Scientific team found a new metabolism regulation system for the brown adipose tissue using the kallikrein-kinin hormonal system, so far related to the physiology of the renal and cardiovascular system and inflammation and pain processes. This molecular auto-control system of lipidic metabolism, so far unknown, could help prevent the damaging effects derived from an excessive activation of the brown adipose tissue.
The new study, published in the journal Nature Communications, is led by Professor Francesc Villarroya, from the Faculty of Biology and the Institute of Biomedicine of the University of Barcelona (IBUB), and member of the Physiopathology of Obesity and Nutrition Networking Biomedical Research Centre (CIBERobn) from the Health Institute Carlos III. Other participants in the study are the experts from the University of Santiago de Compostela, Maastricht University (the Netherlands), and Humboldt University, the Center for Cardiovascular Research and Berlin Institute of Health (Germany).
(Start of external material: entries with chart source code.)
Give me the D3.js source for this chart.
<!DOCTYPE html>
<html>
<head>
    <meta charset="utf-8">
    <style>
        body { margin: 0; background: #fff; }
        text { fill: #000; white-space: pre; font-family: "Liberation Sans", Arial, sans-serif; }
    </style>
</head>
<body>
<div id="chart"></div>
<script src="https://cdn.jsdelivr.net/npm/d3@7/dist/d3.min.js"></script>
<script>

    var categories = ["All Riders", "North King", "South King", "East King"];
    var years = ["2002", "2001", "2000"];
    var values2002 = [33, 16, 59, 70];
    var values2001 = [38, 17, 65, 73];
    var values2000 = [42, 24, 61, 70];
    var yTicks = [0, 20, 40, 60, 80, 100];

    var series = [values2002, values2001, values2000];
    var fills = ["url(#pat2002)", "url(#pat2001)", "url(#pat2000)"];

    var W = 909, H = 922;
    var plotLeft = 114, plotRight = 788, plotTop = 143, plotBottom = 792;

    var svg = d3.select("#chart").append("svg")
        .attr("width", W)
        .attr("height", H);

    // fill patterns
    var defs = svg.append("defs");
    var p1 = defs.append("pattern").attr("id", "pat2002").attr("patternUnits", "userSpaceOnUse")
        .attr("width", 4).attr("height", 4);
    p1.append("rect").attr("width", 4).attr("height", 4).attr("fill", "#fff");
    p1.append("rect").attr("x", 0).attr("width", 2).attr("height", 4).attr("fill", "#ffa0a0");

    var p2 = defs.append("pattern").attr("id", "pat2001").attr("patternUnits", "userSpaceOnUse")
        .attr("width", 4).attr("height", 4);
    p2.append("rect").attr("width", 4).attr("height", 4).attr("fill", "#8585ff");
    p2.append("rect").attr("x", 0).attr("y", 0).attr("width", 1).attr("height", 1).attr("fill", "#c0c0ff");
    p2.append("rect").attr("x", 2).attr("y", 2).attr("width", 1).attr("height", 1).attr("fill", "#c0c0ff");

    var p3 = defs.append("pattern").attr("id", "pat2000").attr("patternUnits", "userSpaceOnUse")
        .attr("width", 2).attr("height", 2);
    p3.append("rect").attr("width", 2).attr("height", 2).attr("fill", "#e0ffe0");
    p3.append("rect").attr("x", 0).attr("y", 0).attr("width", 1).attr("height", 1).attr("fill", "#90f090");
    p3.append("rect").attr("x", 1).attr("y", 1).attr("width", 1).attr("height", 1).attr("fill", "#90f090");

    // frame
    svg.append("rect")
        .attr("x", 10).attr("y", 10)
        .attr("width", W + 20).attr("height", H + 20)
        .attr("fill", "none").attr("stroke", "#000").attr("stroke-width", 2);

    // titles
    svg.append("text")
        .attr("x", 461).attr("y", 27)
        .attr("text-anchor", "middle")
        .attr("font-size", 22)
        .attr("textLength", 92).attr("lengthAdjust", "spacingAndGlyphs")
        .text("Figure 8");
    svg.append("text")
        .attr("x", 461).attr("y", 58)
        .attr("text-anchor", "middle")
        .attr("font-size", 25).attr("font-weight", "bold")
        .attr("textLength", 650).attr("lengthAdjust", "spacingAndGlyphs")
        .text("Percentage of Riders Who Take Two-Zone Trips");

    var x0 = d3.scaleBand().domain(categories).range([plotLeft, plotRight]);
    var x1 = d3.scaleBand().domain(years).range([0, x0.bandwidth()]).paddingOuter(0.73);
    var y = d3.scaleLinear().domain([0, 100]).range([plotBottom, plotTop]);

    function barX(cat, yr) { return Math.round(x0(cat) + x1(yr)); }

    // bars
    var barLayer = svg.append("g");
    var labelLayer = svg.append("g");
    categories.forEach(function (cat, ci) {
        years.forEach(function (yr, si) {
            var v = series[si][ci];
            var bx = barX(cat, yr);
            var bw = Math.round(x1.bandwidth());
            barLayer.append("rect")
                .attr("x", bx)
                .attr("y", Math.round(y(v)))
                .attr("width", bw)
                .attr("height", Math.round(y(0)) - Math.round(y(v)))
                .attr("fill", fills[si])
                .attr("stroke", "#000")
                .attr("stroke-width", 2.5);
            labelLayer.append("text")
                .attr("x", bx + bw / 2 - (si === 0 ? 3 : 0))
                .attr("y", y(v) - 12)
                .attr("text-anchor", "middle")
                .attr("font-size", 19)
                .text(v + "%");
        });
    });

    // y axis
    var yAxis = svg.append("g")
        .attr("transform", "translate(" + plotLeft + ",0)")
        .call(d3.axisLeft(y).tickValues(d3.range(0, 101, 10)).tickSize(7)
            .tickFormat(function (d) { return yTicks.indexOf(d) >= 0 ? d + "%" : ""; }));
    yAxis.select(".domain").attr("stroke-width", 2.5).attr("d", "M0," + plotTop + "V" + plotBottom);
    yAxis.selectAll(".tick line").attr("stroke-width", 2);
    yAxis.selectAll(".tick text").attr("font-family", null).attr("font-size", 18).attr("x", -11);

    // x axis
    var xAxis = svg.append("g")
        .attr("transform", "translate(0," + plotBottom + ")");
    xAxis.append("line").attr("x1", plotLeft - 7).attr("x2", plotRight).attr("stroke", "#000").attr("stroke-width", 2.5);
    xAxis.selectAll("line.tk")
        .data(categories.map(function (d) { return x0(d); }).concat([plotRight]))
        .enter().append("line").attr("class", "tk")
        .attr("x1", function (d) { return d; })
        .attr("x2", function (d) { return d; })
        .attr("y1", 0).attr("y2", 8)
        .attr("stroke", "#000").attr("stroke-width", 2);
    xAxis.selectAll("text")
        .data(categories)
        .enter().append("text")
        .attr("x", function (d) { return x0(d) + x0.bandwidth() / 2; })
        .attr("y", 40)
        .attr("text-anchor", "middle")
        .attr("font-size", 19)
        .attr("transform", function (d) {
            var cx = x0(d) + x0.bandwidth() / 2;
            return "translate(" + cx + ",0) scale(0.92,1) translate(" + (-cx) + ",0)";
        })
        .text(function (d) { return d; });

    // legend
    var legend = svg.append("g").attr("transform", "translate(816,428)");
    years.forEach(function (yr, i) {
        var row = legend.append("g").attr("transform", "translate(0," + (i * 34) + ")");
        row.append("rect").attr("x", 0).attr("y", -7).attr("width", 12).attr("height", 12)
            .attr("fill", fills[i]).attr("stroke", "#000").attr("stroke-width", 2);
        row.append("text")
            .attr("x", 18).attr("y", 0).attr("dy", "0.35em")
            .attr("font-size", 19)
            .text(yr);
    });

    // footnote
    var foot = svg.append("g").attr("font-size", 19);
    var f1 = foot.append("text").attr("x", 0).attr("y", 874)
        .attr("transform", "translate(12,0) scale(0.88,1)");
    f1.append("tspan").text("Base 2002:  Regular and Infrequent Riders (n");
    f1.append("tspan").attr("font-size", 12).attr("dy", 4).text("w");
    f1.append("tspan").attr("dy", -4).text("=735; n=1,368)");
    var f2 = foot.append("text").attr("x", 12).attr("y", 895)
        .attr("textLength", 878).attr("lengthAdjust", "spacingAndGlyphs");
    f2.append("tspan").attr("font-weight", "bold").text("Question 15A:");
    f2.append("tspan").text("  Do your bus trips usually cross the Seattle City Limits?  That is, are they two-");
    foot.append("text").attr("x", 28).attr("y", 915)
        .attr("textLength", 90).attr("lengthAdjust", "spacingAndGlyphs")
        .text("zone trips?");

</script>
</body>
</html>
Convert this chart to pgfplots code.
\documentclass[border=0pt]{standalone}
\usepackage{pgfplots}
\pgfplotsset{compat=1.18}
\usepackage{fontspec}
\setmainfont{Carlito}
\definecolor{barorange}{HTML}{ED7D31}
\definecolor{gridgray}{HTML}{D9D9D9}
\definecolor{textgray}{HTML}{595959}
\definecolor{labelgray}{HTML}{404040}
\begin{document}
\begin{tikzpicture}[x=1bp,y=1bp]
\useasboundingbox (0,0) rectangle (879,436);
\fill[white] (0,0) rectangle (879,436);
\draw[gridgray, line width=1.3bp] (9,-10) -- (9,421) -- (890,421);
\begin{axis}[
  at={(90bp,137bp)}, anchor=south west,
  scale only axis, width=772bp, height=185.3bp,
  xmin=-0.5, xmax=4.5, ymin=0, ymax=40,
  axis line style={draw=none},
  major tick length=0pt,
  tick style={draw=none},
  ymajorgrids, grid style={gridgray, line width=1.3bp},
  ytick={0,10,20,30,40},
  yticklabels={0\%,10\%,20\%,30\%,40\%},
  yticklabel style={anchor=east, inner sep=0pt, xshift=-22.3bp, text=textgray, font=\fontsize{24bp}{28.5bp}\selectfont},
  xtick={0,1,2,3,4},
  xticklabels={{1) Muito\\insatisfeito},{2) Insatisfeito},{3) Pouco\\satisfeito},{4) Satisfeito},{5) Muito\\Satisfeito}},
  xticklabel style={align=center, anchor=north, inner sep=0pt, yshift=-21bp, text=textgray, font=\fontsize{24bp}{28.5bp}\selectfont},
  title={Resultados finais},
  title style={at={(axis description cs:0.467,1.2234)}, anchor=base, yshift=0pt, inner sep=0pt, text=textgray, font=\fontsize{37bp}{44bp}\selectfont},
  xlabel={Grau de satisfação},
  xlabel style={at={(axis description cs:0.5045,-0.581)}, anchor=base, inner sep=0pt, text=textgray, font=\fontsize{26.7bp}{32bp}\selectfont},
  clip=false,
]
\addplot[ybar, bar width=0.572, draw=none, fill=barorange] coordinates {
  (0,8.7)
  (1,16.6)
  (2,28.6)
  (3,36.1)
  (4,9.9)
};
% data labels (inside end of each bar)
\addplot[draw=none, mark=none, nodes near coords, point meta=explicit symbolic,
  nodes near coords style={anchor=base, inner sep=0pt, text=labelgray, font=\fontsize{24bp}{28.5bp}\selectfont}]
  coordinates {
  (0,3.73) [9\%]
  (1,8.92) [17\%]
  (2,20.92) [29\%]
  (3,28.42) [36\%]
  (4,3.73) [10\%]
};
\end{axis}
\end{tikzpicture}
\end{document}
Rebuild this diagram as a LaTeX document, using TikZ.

Brown adipose tissue: how to auto-control its activity
The brown adipose tissue’s main function is to burn calories and create body heat using fat (thermogenesis). It also acts as an endocrine organ able to secrete factors that activate fat and carb metabolism and help prevent pathologies such as obesity and diabetes. However, an excessive and uncontrolled activity of the tissue could cause damaging effects such as cachexia -excessive loss of body weight- present in some types of cancer.
The new paper describes for the first time the relation of the kallikrein-kikin System with metabolic regulation systems in the brown adipose tissue. This tissue is activated as a reaction to environmental stimuli -temperature, diet, etc.- and its response is channelled through the sympathetic nervous system and hormonal factors. It was believed that the interruption of these inductors was the authentic limiting the thermogenic activity of fat.
“We now know that some active mechanisms can restrain this and that the own positive inductors can activate the Kallikrein-kinin system which acts as an auto-control mechanism to remove the brown adipose tissue activity”, notes Professor Villarroya, head of the research group on Genetics and Molecular Biology of Mitochondrial Proteins and Associated Pathologies of the UB.
“Although it may look contradictory -the activator signals determine the self-control of the system- and this could be explained if we consider the importance of the fine regulation of thermogenesis to avoid too much metabolites to burn without any physiological aim for the body”, notes the expert.
Thermogenesis: beyond providing cells with energy
The biochemical mechanism to burn calories and make body heat with fat -known mitochondrial uncoupling- is a process that alters the bioenergetics of the mitochondria, the cell organelle that obtains energy. In this specific mechanism, the activity of the mitochondria is not the common one -oxidising substrates to get ATP molecules to provide energy to cells- but it derives in the dissipation of metabolic energy in form of heat.
An excessive activity of the brown adipose tissue creates pathological picture associated to an uncontrolled energetic waste and fast weight loss (cachexia, etc.) in patients with tumours. There are many enigmas about a process, that despite being within the clinical field, hardens the recovery of the affected patients by burning when the energy waste and activity of the brown adipose tissue skyrockets.
Before knowing about the physiology of the brown adipose tissue, the mitochondrial uncoupling was the altered mechanism for the intoxication in workers in army factories during the World War I. Due to the exposure to dinitrophenol compound -toxic that generates mitochondrial uncoupling uncontrolledly in all body tissues- the temperature of the intoxicated workers increased and the weight loss was severe in the affected ones. During the 20th century’s seventies, the scientific community could identify that mitochondrial uncoupling was a process that occurs in a controlled way in the mitochondria of the brown adipose tissue through the UCP1 protein.
“It is clear that such a mechanism should be highly controlled in order to prevent problems caused by an uncontrolled activity. Actually, it is possible for the evolution to have confined this mechanism within the mitochondria in a specialized cell -brown adipocyte- and not all body tissues as a security mechanism”, says Villarroya.
The new study could shed light on strategies to moderate the thermogenic activity in pathological situations (cancer, etc.). In this context, the discovery of the local action of of the auto-control system of kallikrein-kinkin on the brown adipose tissue sheds lights on future pharmacological tools for the fight and control of metabolic diseases.